There is a constant struggle between employers and employees over the balance of workplace monitoring. Employers want to make sure productivity is as high as it can be, while employees want to make sure they have some rights to privacy. The boundaries of this struggle are ever evolving and expanding. The single important question is: Should employers be allowed to monitor their employees?

BACKGROUND
Employers have a couple different ways of gathering information. According to [1], a full email application will gather all of the following:
Recipient
Sender
Number of words
Amount of time employee spent reading email
Amount of time Employee spent writing email
Type of email (personal , business)
A more, non-obtrusive email gathering program could include the following information:
Employee Name
The Date
Time email was looked at by employee
These are just two examples of collecting information from email. There are many other ways of collecting information, including internet browsing history, key loggers, and others.

Generally speaking, there are not many laws that deal with electronic monitoring in the workplace. The 4th amendment of the United States Constitution does not explicitly cover personal privacy. Because of this, employees may not have protection of privacy at their place of employment. The protection also depends on if the employee works in the private or public sector of industry. Employees who work in the private sector are less likely to be covered [1]. The constitutions of eight states have more explicit protections, but again only cover the public employee.

Since the Constitution has no explicit protection for personal privacy, perhaps the federal and/or state level has some statutes regarding private sector personal privacy. In 1986, Congress enacted the Electronic Communications Privacy Act (ECPA). The ECPA “prohibits the intentional or willful interception, accession, disclosure, or use of ones electronic communication” [2]. There are 3 exceptions to the ECPA. They are: the provider exception, the ordinary course of business exception, and the consent exception [1]. The provider exception allows for monitoring when the employee is using services owned by the company, i.e. a company owned email address. The ordinary course of business exception is based on two methods: content and context. Content allows for monitoring of “business related” communications; context examines the reason the company decided to monitor the communications. And finally, and perhaps the easiest to obtain, is the consent exception. If an employee gives consent for the company to monitor them, then it is ok. The given consent is most likely in the form of a policy that is automatically accepted upon hire.

There have been a couple of cases where an employee claimed invasion of privacy by an employer. In case [3], Smyth claimed an invasion of privacy. He had sent unprofessional remarks to his supervisor and they terminated him for it. Since the communication was over company owned email services, and even though the company had promised not to read his email, the court ruled in favor of the company. According to the final order:

“[W]e do not find a reasonable expectation of privacy in e-mail communications voluntarily made by an employee to his supervisor over the company e-mail system notwithstanding any assurances that such communications would not be intercepted by management. Once plaintiff communicated the alleged unprofessional comments to a second person (his supervisor) over an e-mail system which was apparently utilized by the entire company, any reasonable expectation of privacy was lost.” [3]

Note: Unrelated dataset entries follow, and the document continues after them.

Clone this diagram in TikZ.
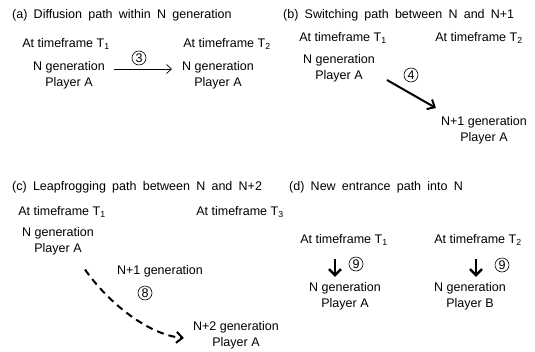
\documentclass[tikz,border=0pt]{standalone}
\usepackage{fontspec}
\setmainfont{Liberation Sans}
\usetikzlibrary{arrows.meta}
\begin{document}
\begin{tikzpicture}[x=1pt,y=-1pt,
  txt/.style={font=\fontsize{12.5}{16}\selectfont, inner sep=0pt, align=center},
  ttl/.style={font=\fontsize{12.5}{15}\selectfont, inner sep=0pt, anchor=west, execute at begin node={\spaceskip=0.5em\relax}},
  num/.style={circle, draw, line width=0.6pt, inner sep=0pt, minimum size=14pt, font=\fontsize{12.5}{12.5}\selectfont},
  thinarrow/.style={line width=0.7pt, -{Straight Barb[length=5pt,width=9pt]}},
  boldarrow/.style={line width=2pt, -{Straight Barb[length=6pt,width=11pt]}},
  downarrow/.style={line width=2.6pt, -{Straight Barb[length=6pt,width=12pt]}},
  dasharrow/.style={line width=2pt, dash pattern=on 7pt off 5pt, -{Straight Barb[length=6pt,width=11pt]}},
 ]
\useasboundingbox (0,0) rectangle (535,351);

% (a)
\node[ttl] (ta) at (12,15) {(a) Diffusion path within N generation};
\node[txt] (ta1) at (66,44) {At timeframe T\textsubscript{1}};
\node[txt] (ta2) at (227,44) {At timeframe T\textsubscript{2}};
\node[txt] (na1) at (69,75) {N generation\\Player A};
\node[txt] (na2) at (218,75) {N generation\\Player A};
\node[num] (c3) at (139,58) {3};
\draw[thinarrow] ([xshift=9pt,yshift=6pt]na1.east) -- ([xshift=-10pt,yshift=6pt]na2.west);

% (b)
\node[ttl] (tb) at (283,15) {(b) Switching path between N and N+1};
\node[txt] (tb1) at (343,38) {At timeframe T\textsubscript{1}};
\node[txt] (tb2) at (479,38) {At timeframe T\textsubscript{2}};
\node[txt] (nb1) at (339,68) {N generation\\Player A};
\node[txt] (nb2) at (484,130) {N+1 generation\\Player A};
\node[num] (c4) at (411,75) {4};
\draw[boldarrow] ([xshift=12pt,yshift=-12pt]nb1.east) -- ([xshift=-5pt,yshift=22pt]nb2.west);

% (c)
\node[ttl] (tc) at (12,187) {(c) Leapfrogging path between N and N+2};
\node[txt] (tc1) at (62,212) {At timeframe T\textsubscript{1}};
\node[txt] (tc3) at (240,212) {At timeframe T\textsubscript{3}};
\node[txt] (nc1) at (58,241.5) {N generation\\Player A};
\node[txt] (nc15) at (160,271) {N+1 generation};
\node[num] (c8) at (145,293) {8};
\node[txt] (nc2) at (236,335.5) {N+2 generation\\Player A};
\draw[dasharrow] ([xshift=27pt,yshift=-14pt]nc1.south) .. controls (110,305) and (150,335) .. ([xshift=-9pt,yshift=-2.5pt]nc2.west);

% (d)
\node[ttl] (td) at (289,187) {(d) New entrance path into N};
\node[txt] (td1) at (344,240) {At timeframe T\textsubscript{1}};
\node[txt] (td2) at (478,240) {At timeframe T\textsubscript{2}};
\node[txt] (nd1) at (345,296.5) {N generation\\Player A};
\node[txt] (nd2) at (470,296.5) {N generation\\Player B};
\node[num] (c9a) at (356,264) {9};
\node[num] (c9b) at (502,265) {9};
\draw[downarrow] ([xshift=-9pt,yshift=-13pt]td1.south) -- ([xshift=-10pt,yshift=5.5pt]nd1.north);
\draw[downarrow] ([xshift=-2pt,yshift=-13pt]td2.south) -- ([xshift=6pt,yshift=5.5pt]nd2.north);
\end{tikzpicture}
\end{document}
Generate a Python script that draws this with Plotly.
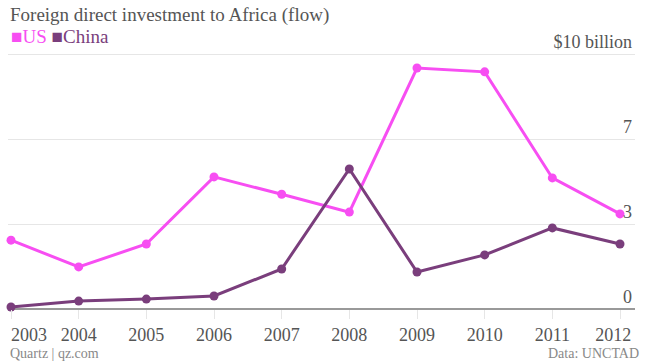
import plotly.graph_objects as go

years = [2003, 2004, 2005, 2006, 2007, 2008, 2009, 2010, 2011, 2012]
us = [2.7, 1.65, 2.55, 5.18, 4.5, 3.8, 9.45, 9.3, 5.14, 3.73]
china = [0.08, 0.31, 0.39, 0.51, 1.57, 5.49, 1.45, 2.12, 3.18, 2.55]

year_labels = [str(y) for y in years]
y_tickvals = [0, 10 / 3, 20 / 3, 10]
y_ticktext = ["0", "3", "7", "$10 billion"]

US_COLOR = "#f74ef2"
CN_COLOR = "#7a3e7c"
FONT = "Liberation Serif"
GREY = "#555555"

# plot area in pixels: x 8..635, y 54..309
PL, PR, PT, PB = 8, 635, 53, 309
W, H = 645, 363


def px(x):
    return (x - PL) / (PR - PL)


def py(y):
    return (PB - y) / (PB - PT)


# labels at the ends are nudged inward so they stay inside the plot area
tick_text = list(year_labels)
tick_text[0] = "\u00a0" * 8 + tick_text[0]
tick_text[-1] = tick_text[-1] + "\u00a0" * 3

fig = go.Figure()
fig.add_trace(go.Scatter(x=years, y=us, name="US", mode="lines+markers",
                         line=dict(color=US_COLOR, width=3),
                         marker=dict(color=US_COLOR, size=9), cliponaxis=False))
fig.add_trace(go.Scatter(x=years, y=china, name="China", mode="lines+markers",
                         line=dict(color=CN_COLOR, width=3),
                         marker=dict(color=CN_COLOR, size=9), cliponaxis=False))

fig.update_layout(
    width=W, height=H,
    margin=dict(l=PL, r=W - PR, t=PT, b=H - PB, autoexpand=False),
    paper_bgcolor="white", plot_bgcolor="white",
    showlegend=False,
    font=dict(family=FONT, color=GREY, size=18),
    title=dict(text="Foreign direct investment to Africa (flow)",
               x=10 / W, xanchor="left", xref="container",
               y=1 - 8 / H, yanchor="top", yref="container",
               font=dict(family=FONT, size=19, color=GREY)),
    xaxis=dict(range=[2003 - 3 / 67.67, 2012 + 15 / 67.67],
               tickvals=years, ticktext=tick_text,
               ticklabeloverflow="allow",
               showgrid=False, zeroline=False, showline=False,
               ticks="outside", ticklen=9, tickcolor="#e6e6e6", tickwidth=1,
               tickfont=dict(size=18, color=GREY)),
    yaxis=dict(range=[0, 10.04], side="right",
               tickvals=y_tickvals, ticktext=y_ticktext,
               ticklabelposition="inside top",
               ticklabeloverflow="allow",
               showgrid=True, gridcolor="#e6e6e6", gridwidth=1,
               zeroline=True, zerolinecolor="#999999", zerolinewidth=1.5,
               showline=False, ticks="",
               tickfont=dict(size=18, color=GREY)),
)

fig.add_annotation(text=f"<span style='color:{US_COLOR}'>■US</span> <span style='color:{CN_COLOR}'>■China</span>",
                   xref="paper", yref="paper", x=px(9), y=py(24),
                   xanchor="left", yanchor="top", showarrow=False,
                   font=dict(family=FONT, size=19))
fig.add_annotation(text="Quartz | qz.com", xref="paper", yref="paper",
                   x=px(8), y=py(363), xanchor="left", yanchor="bottom",
                   showarrow=False, font=dict(family=FONT, size=14, color="#888888"))
fig.add_annotation(text="Data: UNCTAD", xref="paper", yref="paper",
                   x=px(641), y=py(363), xanchor="right", yanchor="bottom",
                   showarrow=False, font=dict(family=FONT, size=14, color="#888888"))

fig.write_html("out.html", config={"displayModeBar": False},
               post_script="document.body.style.margin='0';")
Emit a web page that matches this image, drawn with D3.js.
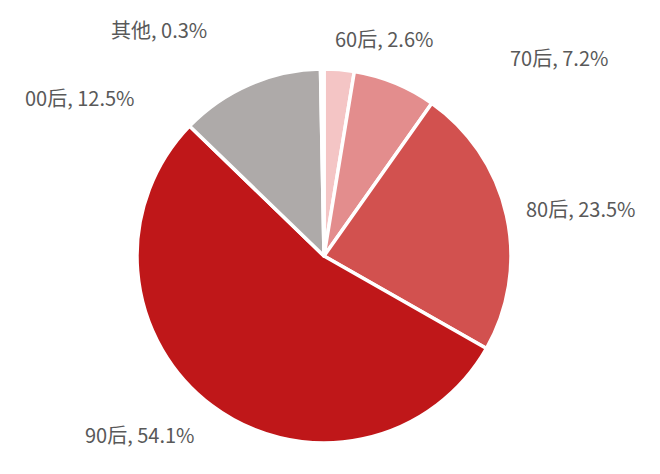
<!DOCTYPE html>
<html>
<head>
<meta charset="utf-8">
<script src="https://cdn.jsdelivr.net/npm/d3@7"></script>
<style>
  html, body { margin: 0; padding: 0; background: #fff; }
  svg { display: block; }
</style>
</head>
<body>
<svg id="chart" width="660" height="474"></svg>
<script>
// Data
const categories = ["60后", "70后", "80后", "90后", "00后", "其他"];
const values = [2.6, 7.2, 23.5, 54.1, 12.5, 0.3];
const valueLabels = ["2.6%", "7.2%", "23.5%", "54.1%", "12.5%", "0.3%"];

// Styles / layout (kept separate from data)
const colors = ["#f4c5c5", "#e38d8d", "#d2514f", "#bf1719", "#aeaaa9", "#ffffff"];
const labelPos = [[335, 47], [510, 66], [526, 217], [85, 443], [25, 106], [111, 38]];

const svg = d3.select("#chart");
const cx = 324, cy = 256, r = 187;

const pie = d3.pie().sort(null).value(d => d.v);
const arc = d3.arc().innerRadius(0).outerRadius(r);

const data = categories.map((c, i) => ({ c, v: values[i], i }));

const g = svg.append("g").attr("transform", `translate(${cx},${cy})`);
g.selectAll("path")
  .data(pie(data))
  .join("path")
  .attr("d", arc)
  .attr("fill", d => colors[d.data.i])
  .attr("stroke", "#ffffff")
  .attr("stroke-width", 3.5)
  .attr("stroke-linejoin", "round");

svg.selectAll("text.lbl")
  .data(data)
  .join("text")
  .attr("class", "lbl")
  .attr("x", d => labelPos[d.i][0])
  .attr("y", d => labelPos[d.i][1])
  .attr("fill", "#595959")
  .attr("font-family", "'Noto Sans CJK SC', 'Noto Sans', sans-serif")
  .attr("font-size", 20)
  .text(d => `${d.c}, ${valueLabels[d.i]}`);
</script>
</body>
</html>
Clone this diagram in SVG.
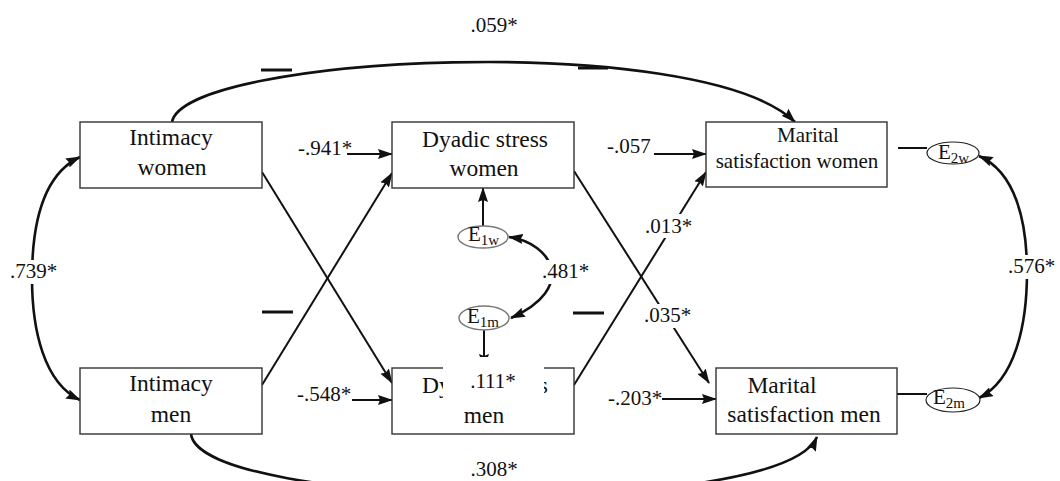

Another such case was [4]. The employee claimed invasion of privacy after a record of his eBay transactions showed that he was stealing from the company. He stated that the employer either obtained the records from his online account using his password, or by searching his briefcase. The court ruled that even if the employer had used his password, which may have been discovered by internet activity monitoring, it is not an invasion of privacy since the companys policy directed that employee computers were subject to monitoring, and there would be no expectation of privacy in this case [4].

DISCUSSION
The main focus of the argument could be summed up in one question: Should we? Kant, with his categorical imperative, states that we should “act in such a way that you treat humanity, whether in your own person or in the person of any other, always at the same time as an end and never simply as a means” [5]. With this, Kant is defining that people should never be treated as machines, rather as living beings with dignity. He states that people also have a will, which implies knowledge and freedom to do as one may wish.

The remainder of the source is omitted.